• _GOAL_
Could you copy exactly the lines from the start of the records through the one containing "minor_vals = [v", both included, and leave out the pictures?
**********
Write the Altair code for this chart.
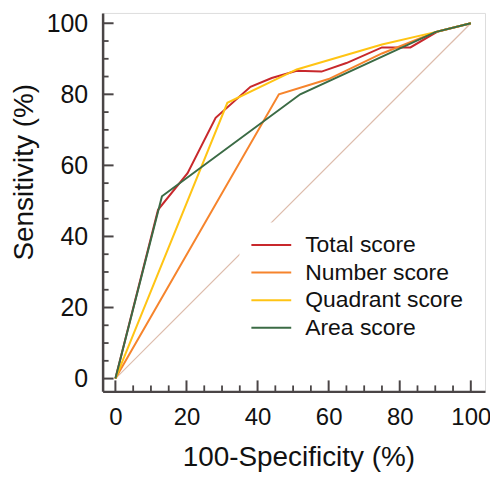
import altair as alt
import pandas as pd

series = ["Total score", "Number score", "Quadrant score", "Area score"]
colors = ["#C8282C", "#F6842C", "#FFC414", "#3B6B45"]

total_x = [0, 12, 20.3, 28.2, 38, 44, 51, 58, 65, 75, 83, 90.5, 100]
total_y = [0, 47.5, 57.8, 73.4, 82.1, 84.6, 86.6, 86.4, 88.8, 93.2, 93.2, 97.6, 100]
number_x = [0, 46, 60, 75, 90, 100]
number_y = [0, 80, 84.3, 91.5, 97.5, 100]
quadrant_x = [0, 31.5, 51, 75, 90, 100]
quadrant_y = [0, 77.6, 87, 94, 97.5, 100]
area_x = [0, 13.1, 52, 90, 100]
area_y = [0, 51.3, 80, 97.5, 100]

diag_x = [0, 100]
diag_y = [0, 100]

tick_vals = list(range(0, 101, 5))
major_vals = [0, 20, 40, 60, 80, 100]
minor_vals = [v for v in tick_vals if v not in major_vals]

rows = []
for name, xs, ys in [("Total score", total_x, total_y), ("Number score", number_x, number_y),
                     ("Quadrant score", quadrant_x, quadrant_y), ("Area score", area_x, area_y)]:
    for i, (a, b) in enumerate(zip(xs, ys)):
        rows.append({"series": name, "x": a, "y": b, "i": i})
df = pd.DataFrame(rows)

W, H = 384, 380
FONT = "Liberation Sans"
AX = "#4A4546"

xscale = alt.Scale(domain=[-3.6, 104], nice=False, zero=False)
yscale = alt.Scale(domain=[-3.6, 102.9], nice=False, zero=False)

xaxis = alt.Axis(values=major_vals, title="100-Specificity (%)", ticks=False, grid=False,
                 domainColor=AX, domainWidth=2.5, labelFontSize=24, labelFont=FONT,
                 labelColor="#111", labelPadding=14, titleFont=FONT, titleFontSize=28,
                 titleFontWeight="normal", titleColor="#111", titleX=196.6, titleY=74,
                 titleBaseline="alphabetic", titleAlign="center")
yaxis = alt.Axis(values=major_vals, title="Sensitivity (%)", ticks=False, grid=False,
                 domainColor=AX, domainWidth=2.5, labelFontSize=25, labelFont=FONT,
                 labelColor="#111", labelPadding=15, titleFont=FONT, titleFontSize=28,
                 titleFontWeight="normal", titleColor="#111", titleX=-70.5, titleY=159.5,
                 titleBaseline="alphabetic", titleAlign="center", titleAngle=-90)

diag = alt.Chart(pd.DataFrame({"x": diag_x, "y": diag_y})).mark_line(
    color="#DDBCAC", strokeWidth=1.2).encode(
    x=alt.X("x:Q", scale=xscale, axis=xaxis),
    y=alt.Y("y:Q", scale=yscale, axis=yaxis))

lines = alt.Chart(df).mark_line(strokeWidth=2).encode(
    x=alt.X("x:Q", scale=xscale),
    y=alt.Y("y:Q", scale=yscale),
    order="i:Q",
    color=alt.Color("series:N", scale=alt.Scale(domain=series, range=colors), sort=series,
                    legend=alt.Legend(title=None, orient="none", legendX=137.4, legendY=210.5,
                                      symbolType="stroke", symbolSize=1600, symbolStrokeWidth=2,
                                      labelFontSize=23, labelFont=FONT, labelColor="#111",
                                      labelOffset=13, rowPadding=3.7, padding=11,
                                      clipHeight=23, fillColor="white")))

xt_major = alt.Chart(pd.DataFrame({"v": major_vals})).mark_rule(color=AX, strokeWidth=2).encode(
    x=alt.X("v:Q", scale=xscale), y=alt.value(H), y2=alt.value(H - 11))
xt_minor = alt.Chart(pd.DataFrame({"v": minor_vals})).mark_rule(color=AX, strokeWidth=1.8).encode(
    x=alt.X("v:Q", scale=xscale), y=alt.value(H), y2=alt.value(H - 6))
yt_major = alt.Chart(pd.DataFrame({"v": major_vals})).mark_rule(color=AX, strokeWidth=2).encode(
    y=alt.Y("v:Q", scale=yscale), x=alt.value(0), x2=alt.value(11))
yt_minor = alt.Chart(pd.DataFrame({"v": minor_vals})).mark_rule(color=AX, strokeWidth=1.8).encode(
    y=alt.Y("v:Q", scale=yscale), x=alt.value(0), x2=alt.value(6))

chart = alt.layer(diag, lines, xt_major, xt_minor, yt_major, yt_minor).properties(
    width=W, height=H,
    autosize=alt.AutoSizeParams(type="none"),
    padding={"left": 95, "top": 4, "right": 5, "bottom": 81},
).configure_view(stroke=None).configure(background="white")

chart.save("out.html", embed_options={"renderer": "svg", "actions": False})
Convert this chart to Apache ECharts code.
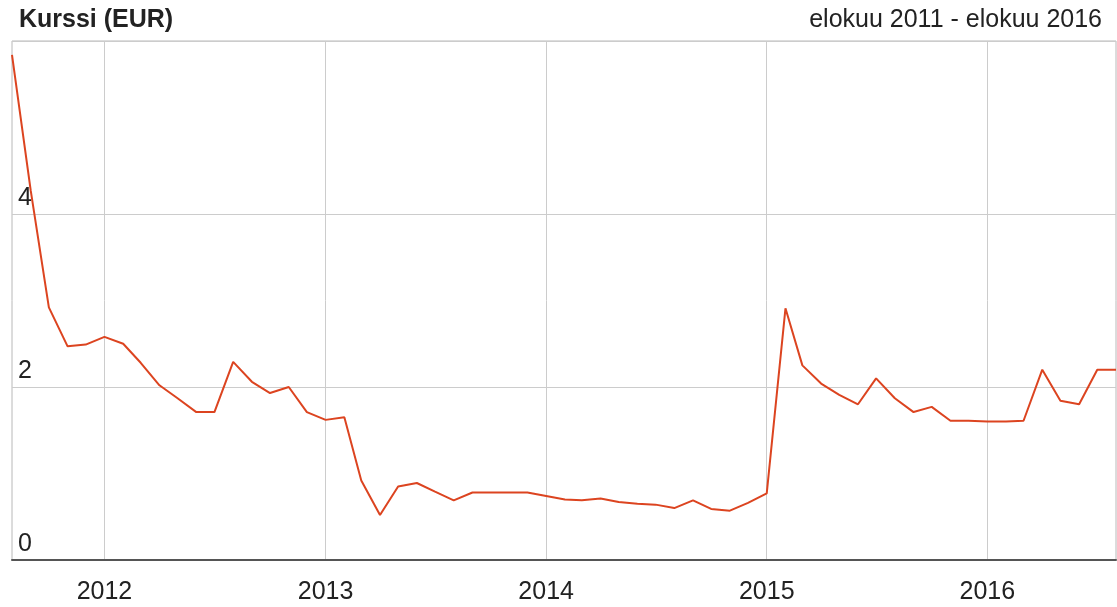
**********
• _OUTPUT_
Write the Altair code for this chart.
import altair as alt
import pandas as pd

series = ["Total score", "Number score", "Quadrant score", "Area score"]
colors = ["#C8282C", "#F6842C", "#FFC414", "#3B6B45"]

total_x = [0, 12, 20.3, 28.2, 38, 44, 51, 58, 65, 75, 83, 90.5, 100]
total_y = [0, 47.5, 57.8, 73.4, 82.1, 84.6, 86.6, 86.4, 88.8, 93.2, 93.2, 97.6, 100]
number_x = [0, 46, 60, 75, 90, 100]
number_y = [0, 80, 84.3, 91.5, 97.5, 100]
quadrant_x = [0, 31.5, 51, 75, 90, 100]
quadrant_y = [0, 77.6, 87, 94, 97.5, 100]
area_x = [0, 13.1, 52, 90, 100]
area_y = [0, 51.3, 80, 97.5, 100]

diag_x = [0, 100]
diag_y = [0, 100]

tick_vals = list(range(0, 101, 5))
major_vals = [0, 20, 40, 60, 80, 100]
minor_vals = [v for v in tick_vals if v not in major_vals]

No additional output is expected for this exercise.